• Requirement
Make an exact copy of the lines, leaving the pictures out.

• Data extract
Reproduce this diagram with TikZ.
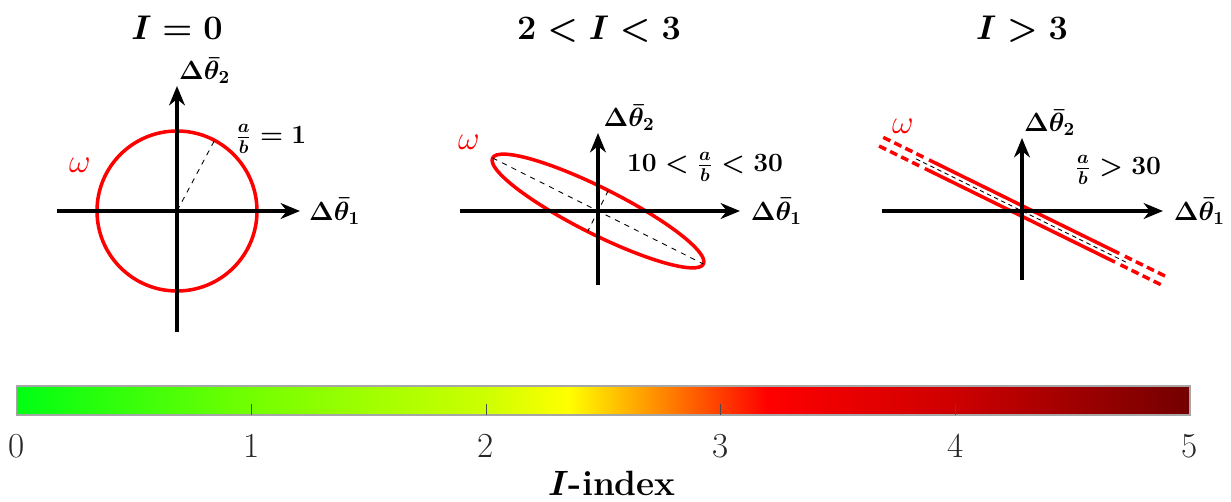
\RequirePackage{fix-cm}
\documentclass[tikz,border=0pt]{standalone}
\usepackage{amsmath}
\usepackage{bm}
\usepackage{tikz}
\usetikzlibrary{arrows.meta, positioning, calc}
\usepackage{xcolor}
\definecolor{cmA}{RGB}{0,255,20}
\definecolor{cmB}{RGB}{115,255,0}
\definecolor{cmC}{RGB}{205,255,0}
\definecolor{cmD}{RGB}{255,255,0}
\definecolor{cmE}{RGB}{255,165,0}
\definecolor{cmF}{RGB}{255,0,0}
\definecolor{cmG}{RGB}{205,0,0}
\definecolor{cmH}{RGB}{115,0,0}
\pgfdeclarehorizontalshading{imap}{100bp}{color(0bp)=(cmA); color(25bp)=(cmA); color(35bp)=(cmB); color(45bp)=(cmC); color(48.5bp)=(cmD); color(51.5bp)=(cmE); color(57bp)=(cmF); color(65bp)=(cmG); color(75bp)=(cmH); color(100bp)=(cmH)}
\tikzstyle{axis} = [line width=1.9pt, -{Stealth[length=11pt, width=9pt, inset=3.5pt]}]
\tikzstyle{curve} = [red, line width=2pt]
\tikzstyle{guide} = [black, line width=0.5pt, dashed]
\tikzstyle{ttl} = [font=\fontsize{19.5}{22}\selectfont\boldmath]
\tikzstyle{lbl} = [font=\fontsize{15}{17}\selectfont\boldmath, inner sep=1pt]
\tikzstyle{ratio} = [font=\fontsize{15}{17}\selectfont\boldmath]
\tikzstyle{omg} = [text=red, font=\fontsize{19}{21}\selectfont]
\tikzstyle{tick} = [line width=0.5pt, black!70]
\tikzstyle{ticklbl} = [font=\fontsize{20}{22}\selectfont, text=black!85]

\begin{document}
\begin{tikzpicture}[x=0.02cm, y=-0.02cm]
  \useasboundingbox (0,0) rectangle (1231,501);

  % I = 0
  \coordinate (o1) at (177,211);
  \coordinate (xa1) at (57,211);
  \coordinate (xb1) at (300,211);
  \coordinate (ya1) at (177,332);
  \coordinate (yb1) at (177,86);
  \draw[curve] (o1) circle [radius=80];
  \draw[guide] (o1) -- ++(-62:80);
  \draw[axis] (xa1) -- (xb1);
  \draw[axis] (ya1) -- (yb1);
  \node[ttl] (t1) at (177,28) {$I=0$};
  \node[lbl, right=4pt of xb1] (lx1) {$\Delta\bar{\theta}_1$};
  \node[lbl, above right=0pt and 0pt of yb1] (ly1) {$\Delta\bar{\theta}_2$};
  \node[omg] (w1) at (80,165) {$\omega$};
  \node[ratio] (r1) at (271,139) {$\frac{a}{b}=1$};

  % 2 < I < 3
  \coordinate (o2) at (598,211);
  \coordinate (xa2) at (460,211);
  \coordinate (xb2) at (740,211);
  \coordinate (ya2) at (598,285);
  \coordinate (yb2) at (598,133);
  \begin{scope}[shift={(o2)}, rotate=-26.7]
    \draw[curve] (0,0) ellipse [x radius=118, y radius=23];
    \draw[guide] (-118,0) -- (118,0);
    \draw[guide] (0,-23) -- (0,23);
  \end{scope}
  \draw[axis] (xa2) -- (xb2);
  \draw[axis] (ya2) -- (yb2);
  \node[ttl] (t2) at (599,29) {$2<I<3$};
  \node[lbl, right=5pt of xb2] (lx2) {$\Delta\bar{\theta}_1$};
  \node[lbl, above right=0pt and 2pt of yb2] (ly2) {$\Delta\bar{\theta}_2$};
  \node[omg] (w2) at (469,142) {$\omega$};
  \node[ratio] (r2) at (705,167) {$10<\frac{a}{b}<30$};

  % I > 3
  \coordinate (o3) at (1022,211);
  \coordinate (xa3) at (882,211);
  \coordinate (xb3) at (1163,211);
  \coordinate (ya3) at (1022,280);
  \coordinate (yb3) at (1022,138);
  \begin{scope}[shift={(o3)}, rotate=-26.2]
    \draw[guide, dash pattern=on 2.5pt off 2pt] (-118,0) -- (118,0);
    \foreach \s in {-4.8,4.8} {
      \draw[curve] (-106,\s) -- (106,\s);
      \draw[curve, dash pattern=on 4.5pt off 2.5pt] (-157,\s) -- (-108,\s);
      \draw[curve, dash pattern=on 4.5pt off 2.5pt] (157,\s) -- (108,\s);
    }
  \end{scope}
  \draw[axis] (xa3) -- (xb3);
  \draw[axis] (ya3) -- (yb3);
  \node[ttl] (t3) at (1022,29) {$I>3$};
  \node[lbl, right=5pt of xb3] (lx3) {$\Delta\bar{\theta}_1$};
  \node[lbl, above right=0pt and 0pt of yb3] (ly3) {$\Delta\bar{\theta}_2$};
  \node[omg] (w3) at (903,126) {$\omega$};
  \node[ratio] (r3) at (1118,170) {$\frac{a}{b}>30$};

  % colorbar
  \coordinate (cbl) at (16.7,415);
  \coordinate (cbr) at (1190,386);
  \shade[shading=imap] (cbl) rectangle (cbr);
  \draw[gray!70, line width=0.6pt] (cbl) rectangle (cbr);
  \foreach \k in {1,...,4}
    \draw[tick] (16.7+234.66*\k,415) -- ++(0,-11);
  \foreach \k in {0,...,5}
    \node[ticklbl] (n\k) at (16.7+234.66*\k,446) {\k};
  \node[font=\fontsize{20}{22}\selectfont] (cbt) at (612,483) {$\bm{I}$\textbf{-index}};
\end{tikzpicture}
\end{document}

• Result for this task
Reproduce this diagram with TikZ.
\RequirePackage{fix-cm}
\documentclass[tikz,border=0pt]{standalone}
\usepackage{amsmath}
\usepackage{bm}
\usepackage{tikz}
\usetikzlibrary{arrows.meta, positioning, calc}
\usepackage{xcolor}
\definecolor{cmA}{RGB}{0,255,20}
\definecolor{cmB}{RGB}{115,255,0}
\definecolor{cmC}{RGB}{205,255,0}
\definecolor{cmD}{RGB}{255,255,0}
\definecolor{cmE}{RGB}{255,165,0}
\definecolor{cmF}{RGB}{255,0,0}
\definecolor{cmG}{RGB}{205,0,0}
\definecolor{cmH}{RGB}{115,0,0}
\pgfdeclarehorizontalshading{imap}{100bp}{color(0bp)=(cmA); color(25bp)=(cmA); color(35bp)=(cmB); color(45bp)=(cmC); color(48.5bp)=(cmD); color(51.5bp)=(cmE); color(57bp)=(cmF); color(65bp)=(cmG); color(75bp)=(cmH); color(100bp)=(cmH)}
\tikzstyle{axis} = [line width=1.9pt, -{Stealth[length=11pt, width=9pt, inset=3.5pt]}]
\tikzstyle{curve} = [red, line width=2pt]
\tikzstyle{guide} = [black, line width=0.5pt, dashed]
\tikzstyle{ttl} = [font=\fontsize{19.5}{22}\selectfont\boldmath]
\tikzstyle{lbl} = [font=\fontsize{15}{17}\selectfont\boldmath, inner sep=1pt]
\tikzstyle{ratio} = [font=\fontsize{15}{17}\selectfont\boldmath]
\tikzstyle{omg} = [text=red, font=\fontsize{19}{21}\selectfont]
\tikzstyle{tick} = [line width=0.5pt, black!70]
\tikzstyle{ticklbl} = [font=\fontsize{20}{22}\selectfont, text=black!85]

\begin{document}
\begin{tikzpicture}[x=0.02cm, y=-0.02cm]
  \useasboundingbox (0,0) rectangle (1231,501);

  % I = 0
  \coordinate (o1) at (177,211);
  \coordinate (xa1) at (57,211);
  \coordinate (xb1) at (300,211);
  \coordinate (ya1) at (177,332);
  \coordinate (yb1) at (177,86);
  \draw[curve] (o1) circle [radius=80];
  \draw[guide] (o1) -- ++(-62:80);
  \draw[axis] (xa1) -- (xb1);
  \draw[axis] (ya1) -- (yb1);
  \node[ttl] (t1) at (177,28) {$I=0$};
  \node[lbl, right=4pt of xb1] (lx1) {$\Delta\bar{\theta}_1$};
  \node[lbl, above right=0pt and 0pt of yb1] (ly1) {$\Delta\bar{\theta}_2$};
  \node[omg] (w1) at (80,165) {$\omega$};
  \node[ratio] (r1) at (271,139) {$\frac{a}{b}=1$};

  % 2 < I < 3
  \coordinate (o2) at (598,211);
  \coordinate (xa2) at (460,211);
  \coordinate (xb2) at (740,211);
  \coordinate (ya2) at (598,285);
  \coordinate (yb2) at (598,133);
  \begin{scope}[shift={(o2)}, rotate=-26.7]
    \draw[curve] (0,0) ellipse [x radius=118, y radius=23];
    \draw[guide] (-118,0) -- (118,0);
    \draw[guide] (0,-23) -- (0,23);
  \end{scope}
  \draw[axis] (xa2) -- (xb2);
  \draw[axis] (ya2) -- (yb2);
  \node[ttl] (t2) at (599,29) {$2<I<3$};
  \node[lbl, right=5pt of xb2] (lx2) {$\Delta\bar{\theta}_1$};
  \node[lbl, above right=0pt and 2pt of yb2] (ly2) {$\Delta\bar{\theta}_2$};
  \node[omg] (w2) at (469,142) {$\omega$};
  \node[ratio] (r2) at (705,167) {$10<\frac{a}{b}<30$};

  % I > 3
  \coordinate (o3) at (1022,211);
  \coordinate (xa3) at (882,211);
  \coordinate (xb3) at (1163,211);
  \coordinate (ya3) at (1022,280);
  \coordinate (yb3) at (1022,138);
  \begin{scope}[shift={(o3)}, rotate=-26.2]
    \draw[guide, dash pattern=on 2.5pt off 2pt] (-118,0) -- (118,0);
    \foreach \s in {-4.8,4.8} {
      \draw[curve] (-106,\s) -- (106,\s);
      \draw[curve, dash pattern=on 4.5pt off 2.5pt] (-157,\s) -- (-108,\s);
      \draw[curve, dash pattern=on 4.5pt off 2.5pt] (157,\s) -- (108,\s);
    }
  \end{scope}
  \draw[axis] (xa3) -- (xb3);
  \draw[axis] (ya3) -- (yb3);
  \node[ttl] (t3) at (1022,29) {$I>3$};
  \node[lbl, right=5pt of xb3] (lx3) {$\Delta\bar{\theta}_1$};
  \node[lbl, above right=0pt and 0pt of yb3] (ly3) {$\Delta\bar{\theta}_2$};
  \node[omg] (w3) at (903,126) {$\omega$};
  \node[ratio] (r3) at (1118,170) {$\frac{a}{b}>30$};

  % colorbar
  \coordinate (cbl) at (16.7,415);
  \coordinate (cbr) at (1190,386);
  \shade[shading=imap] (cbl) rectangle (cbr);
  \draw[gray!70, line width=0.6pt] (cbl) rectangle (cbr);
  \foreach \k in {1,...,4}
    \draw[tick] (16.7+234.66*\k,415) -- ++(0,-11);
  \foreach \k in {0,...,5}
    \node[ticklbl] (n\k) at (16.7+234.66*\k,446) {\k};
  \node[font=\fontsize{20}{22}\selectfont] (cbt) at (612,483) {$\bm{I}$\textbf{-index}};
\end{tikzpicture}
\end{document}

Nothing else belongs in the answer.